While not really a ‘Disaster’, I am forced to rebuild my servers. Fortunately I have backups plus on the blog, a set of instructions for my Kubernetes and Openshift setups. This article will provide information on getting a DR site up and what the steps need to be in order to quickly get going.

Environment

I have 150 or so servers that do a bunch of things. About 20 of those are experimental stuff or little things I spun up a VM for in order to test or try something out. Do they need to come up? Probably. Do they need to come up first, or even soon? Nah.

Begin

Once I got my Proxmox servers up, templates created, and servers created, it’s time to determine which servers need to be in wave one.

Wave One

There are two main types of servers that need to be configured.

  • Tool Servers – These are the Jump Servers used to access all the other servers. These also run the Ansible playbooks that configure every system. Some servers will require manual bits but automation should be attempted for all the others.
  • Name Servers – Since all the servers actually resolve through the Name Servers, these also need to be brought up so all the other servers can successfully start.

Wave Two

I’m looking at the CI/CD pipeline to be set up next. This consists of a gitlab server, gitlab runners, jenkins servers, git servers, and development servers. At least for now, we’re pulling binary information from the development servers.

We do have a Nexus server so we’ll be investigating that to hold all the binaries in the future. In addition, on Kubernetes we have an AWX set of containers which is the upstream code for the Ansible Automation Platform. We’ll get this going when we work on Kubernetes.

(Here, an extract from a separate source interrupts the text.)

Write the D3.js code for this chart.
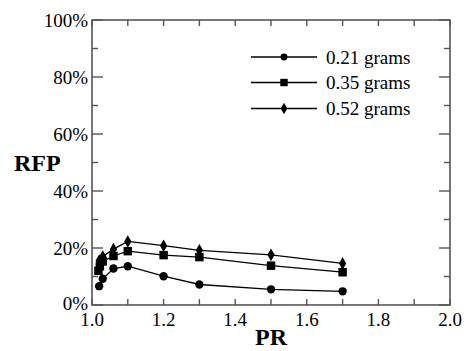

  • git servers – This holds the Ansible playbooks and configurations.
  • gitlab server – This is the repository of all the playbooks. While I do copy to my github account, that server doesn’t always have the most complete list of projects.
  • gitlab runners – These are really only used for testing and building containers for Kubernetes and Openview, however they are part of the CI/CD pipeline so should be built.
  • jenkins servers – These systems manage the building of sites and deployment of Ansible playbooks to the various Tool Servers.
  • development servers – These two systems have all the binary files in the /opt directory structure. Jenkins retrieves them when building out the final product.

Wave Three

At this point I’m looking at getting the Kubernetes servers up plus the supporting servers.

  • NFS Servers – The Persistent Storage for the applications.
  • HAProxy Servers – Ingress Routers
  • Control Servers – Kubernetes API Binaries
  • Worker Servers – Location for the containers

Once this is up, we can install the main containers.

  • AWX – Ansible Automation
  • ArgoCD – Gitops Tool
  • Ingress – The internal Ingress routers.

Wave Four

At this point, we’re looking at the Personal Servers. Tool Server, git and development servers, and other such as media and backup servers.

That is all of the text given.